I've also crocheted lil blobs and stuffed them with socks and such things and she loves them!

I've also done one really good sweater for her without a pattern it turned out great the others i have attempted have failed. 

But i am looking for some more ideas if anyone has them.


----------



## lacedolphin (Nov 20, 2005)

I've made collars,necklaces,sweaters,blankets, next I'm going to try toys and knitted roses for her sweaters. This is for all my dogs, not just my chi though. I can knit, crochet(all types),tatting,cross stitch, hand embroidery.
Anything with string or yarn and a needle or hook,I'll try. I can't sew worth a darn though! lol


----------



## mychiisqueen (Jan 3, 2008)

Aww I wish I knew how to make necklaces and collars I always think about it but always get discouraged. You got some pretty lucky puppies!


----------



## pinkglitterybunny (Jul 26, 2008)

Hey Lacedolphin what do you make the necklaces and collars out of? I may want to try that...!

I made Precious a bead necklace, just with some elactic and beads, its only for special occasions though im scared it might rub on her neck...!

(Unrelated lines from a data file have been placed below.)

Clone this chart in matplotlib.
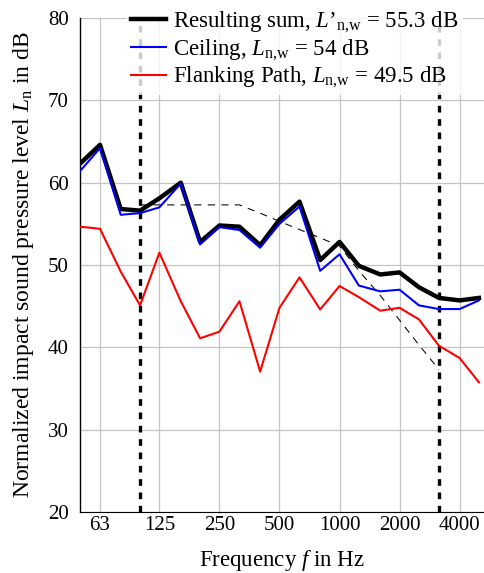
import matplotlib
matplotlib.use("Agg")
import matplotlib.pyplot as plt

plt.rcParams['font.family'] = ['Liberation Serif', 'DejaVu Serif']
plt.rcParams['mathtext.fontset'] = 'custom'
plt.rcParams['mathtext.rm'] = 'Liberation Serif'
plt.rcParams['mathtext.it'] = 'Liberation Serif:italic'

# third-octave bands
freqs = [50, 63, 80, 100, 125, 160, 200, 250, 315, 400, 500, 630, 800,
         1000, 1250, 1600, 2000, 2500, 3150, 4000, 5000]
total = [62.3, 64.6, 56.8, 56.6, 58.1, 60.0, 52.8, 54.8, 54.65, 52.4, 55.5,
         57.7, 50.6, 52.8, 49.9, 48.85, 49.1, 47.3, 46.0, 45.7, 46.0]
ceiling = [61.4, 64.2, 56.1, 56.3, 57.0, 59.9, 52.5, 54.6, 54.25, 52.1, 55.0,
           57.1, 49.3, 51.3, 47.5, 46.8, 47.0, 45.1, 44.65, 44.65, 45.7]
flanking = [54.65, 54.4, 49.2, 45.1, 51.5, 45.6, 41.1, 41.9, 45.6, 37.05, 44.8,
            48.5, 44.6, 47.45, 46.1, 44.45, 44.8, 43.4, 40.2, 38.7, 35.75]

# ISO 717-2 reference curve, shifted to L'n,w = 55.3 dB
ref_freqs = [100, 125, 160, 200, 250, 315, 400, 500, 630, 800, 1000,
             1250, 1600, 2000, 2500, 3150]
ref_values = [62, 62, 62, 62, 62, 62, 61, 60, 59, 58, 57, 54, 51, 48, 45, 42]
ref_shift = 55.3 - 60
ref_curve = [v + ref_shift for v in ref_values]

xticks = [63, 125, 250, 500, 1000, 2000, 4000]

fig = plt.figure(figsize=(4.84, 5.73), dpi=100)
ax = fig.add_axes([80 / 484, 61 / 573, 404 / 484, 494 / 573])

ax.axvline(100, color='black', lw=2.4, ls=(0, (2, 2)), zorder=4)
ax.axvline(3150, color='black', lw=2.4, ls=(0, (2, 2)), zorder=4)
ax.plot(ref_freqs, ref_curve, color='black', lw=0.75, ls=(0, (7, 6)), zorder=3)

ax.plot(freqs, total, color='black', lw=3.2, zorder=5,
        label="Resulting sum, $L$’$_{\\mathrm{n{,}w}}$ = 55.3 dB")
ax.plot(freqs, ceiling, color='blue', lw=1.5, zorder=6,
        label="Ceiling, $L_{\\mathrm{n{,}w}}$ = 54 dB")
ax.plot(freqs, flanking, color='red', lw=1.5, zorder=6,
        label="Flanking Path, $L_{\\mathrm{n{,}w}}$ = 49.5 dB")

ax.set_xscale('log')
ax.set_xlim(50, 5300)
ax.set_ylim(20, 80)
ax.set_xticks(xticks)
ax.set_xticklabels([str(t) for t in xticks])
ax.minorticks_off()
ax.set_yticks(range(20, 81, 10))
ax.tick_params(length=0, labelsize=15)
ax.tick_params(axis='x', pad=3)
ax.tick_params(axis='y', pad=8)
ax.grid(True, color='#c4c4c4', lw=0.9)
ax.set_axisbelow(True)

for s in ['top', 'right']:
    ax.spines[s].set_visible(False)
ax.spines['left'].set_linewidth(1.0)
ax.spines['bottom'].set_linewidth(0.8)

ax.set_xlabel("Frequency $f$ in Hz", fontsize=16.5, labelpad=9)
ax.set_ylabel("Normalized impact sound pressure level $L_{\\mathrm{n}}$ in dB",
              fontsize=17, labelpad=9)

leg = ax.legend(loc='upper right', bbox_to_anchor=(0.977, 1.05), fontsize=16.5,
                frameon=True, fancybox=False, handlelength=1.55,
                handletextpad=0.3, labelspacing=0.12, borderpad=0.2)
leg.get_frame().set_edgecolor('none')
leg.get_frame().set_alpha(0.8)
leg.set_zorder(10)

fig.savefig('out.png', dpi=100)
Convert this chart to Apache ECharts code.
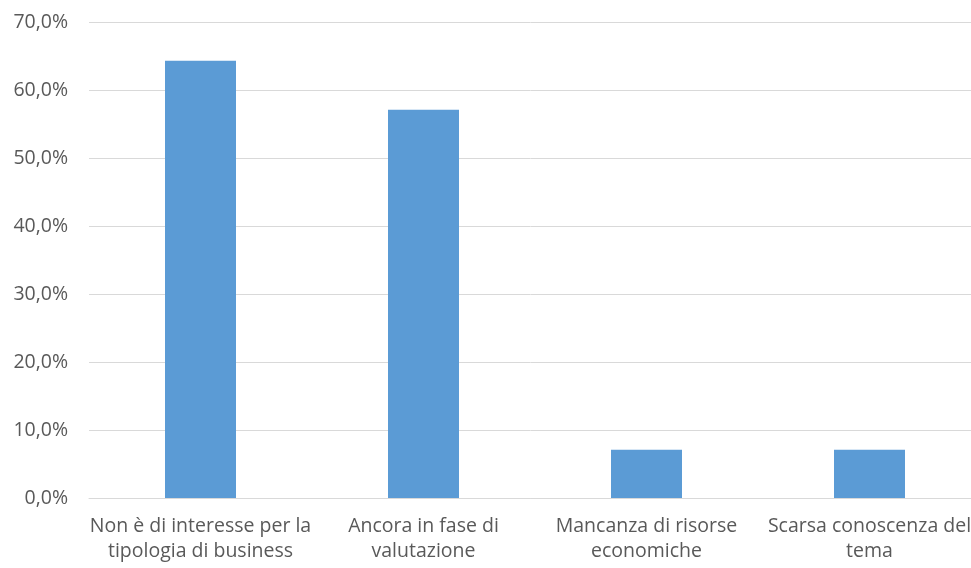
<!DOCTYPE html>
<html>
<head>
<meta charset="utf-8">
<script src="https://cdn.jsdelivr.net/npm/echarts@6/dist/echarts.min.js"></script>
<style>
  html, body { margin: 0; padding: 0; background: #fff; overflow: hidden; }
  #chart { width: 971px; height: 568px; }
</style>
</head>
<body>
<div id="chart"></div>
<script>
// Motivi per cui non si è adottato (quota di rispondenti, %)
const categories = [
  'Non è di interesse per la\ntipologia di business',
  'Ancora in fase di\nvalutazione',
  'Mancanza di risorse\neconomiche',
  'Scarsa conoscenza del\ntema'
];
const values = [64.3, 57.1, 7.1, 7.1];
const yTicks = { min: 0, max: 70, interval: 10 };

const textColor = '#595959';
const font = 'Open Sans';

const chart = echarts.init(document.getElementById('chart'), null, { renderer: 'canvas' });
chart.setOption({
  animation: false,
  grid: {
    left: 89, width: 892, top: 22, bottom: 70,
    containLabel: false,
    outerBoundsMode: 'none'
  },
  xAxis: {
    type: 'category',
    data: categories,
    axisLine: { show: true, lineStyle: { color: '#d9d9d9', width: 1 } },
    axisTick: { show: false },
    axisLabel: {
      interval: 0,
      margin: 16,
      color: textColor,
      fontFamily: font,
      fontSize: 19.5,
      lineHeight: 25,
      hideOverlap: false
    }
  },
  yAxis: {
    type: 'value',
    min: yTicks.min,
    max: yTicks.max,
    interval: yTicks.interval,
    axisLine: { show: false },
    axisTick: { show: false },
    splitLine: { lineStyle: { color: '#d9d9d9', width: 1 } },
    axisLabel: {
      margin: 21,
      color: textColor,
      fontFamily: font,
      fontSize: 19.5,
      formatter: v => v.toFixed(1).replace('.', ',') + '%'
    }
  },
  series: [{
    type: 'bar',
    data: values,
    barWidth: 71,
    itemStyle: { color: '#5b9bd5' }
  }]
});
</script>
</body>
</html>
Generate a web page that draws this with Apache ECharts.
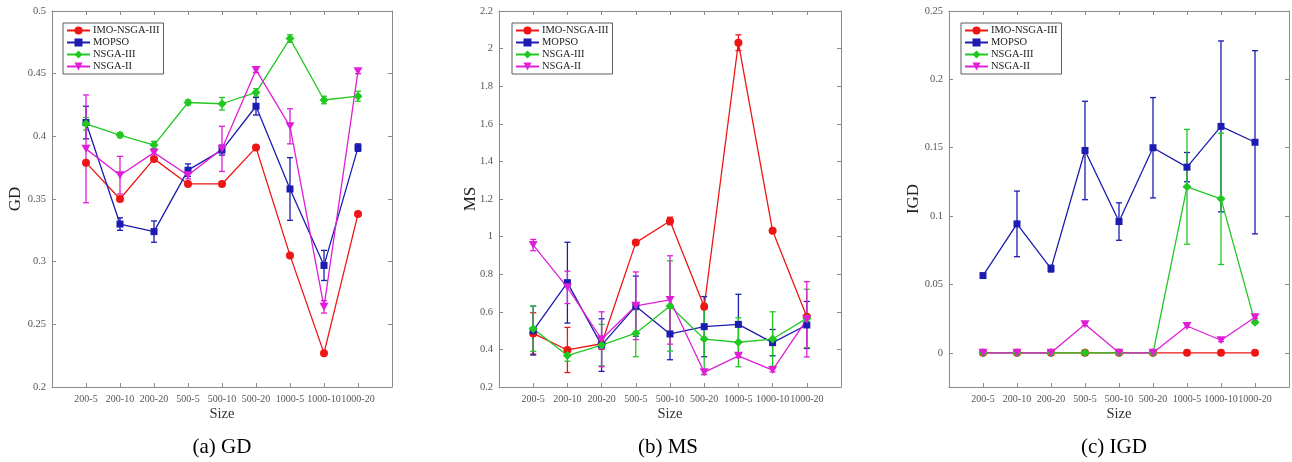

you could buy a plain collar and glitz it up a bit? sew stuff on it, that might be an idea. customized collars lol! x


----------



## sullysmum (Mar 6, 2004)

Ive made crocheted blankets,crocheted jumpers, snuggle bags,harness's,leads/couplers, duvet covers, fabric coats and tops.


----------



## Rosiesmum (Oct 14, 2007)

You are all so clever, I can't cast on a stitch


----------



## sullysmum (Mar 6, 2004)

Deleted.......


----------



## lacedolphin (Nov 20, 2005)

For the collars I use hemp or hemp-like products or cotton.The needles I hand made myself so the stitches would be a certain size to be safe for scratching, playing, etc. I use all natural products and knit in the clasp and charms so they cant come undone. I also use a clasp like you would find on a bracelet ( circle and bar) not a spring loaded kind for safety of course. I don't have a camera and I'm hoping to get some pictures sometime and post them. I made one for Angel and everyone at work loved them so much, I ended up making several and selling them. I couldn't find anything pretty for Angel that would fit,would be safe, and was pretty so I kept messing around with different ideas until I found one that worked. I've got a lady at work who got 2 for her cats and she loves them.I have sold a bunch to pleople with puppies and toy sized dogs and they hold up better than any collar they tell me. I started out making them and just giving them away until I had so many people interested I had to start selling them as I couldn't afford to buy the stuff anymore without charging.Keeps me occupied and out of trouble!! lol


I have a regular collar now that I'm trying to put beads on or figure out a way to customize it so the beads cant come off with any type of glue. Funny though, I can't sew a lick!! Me and machines are not a good mix! lol


----------



## pinkglitterybunny (Jul 26, 2008)

hahah!! Im just about to get my first machine, its high time i learnt, but its just the threading up that gets me! I can hand sew most things,..

Your collars sound fab, i bet you could sell some on here, they sound so safe, and pretty at the same time you dont often get a good mix like that! xx


----------



## mychiisqueen (Jan 3, 2008)

I got my first sewing machine for last christmas... i attempted a few projects and failed and have been discouraged since .. but its not the end I will try again someday


----------



## bniles4 (Aug 4, 2008)

i wish i knew how to make clothes. she has barely any fur (a REALLY short coat) and is cold. i cant find any sweaters that arent like tank tops that actually cover her a little bit and keep her warm. 

for those who sew, do you make your own patterns? or do you buy them.


----------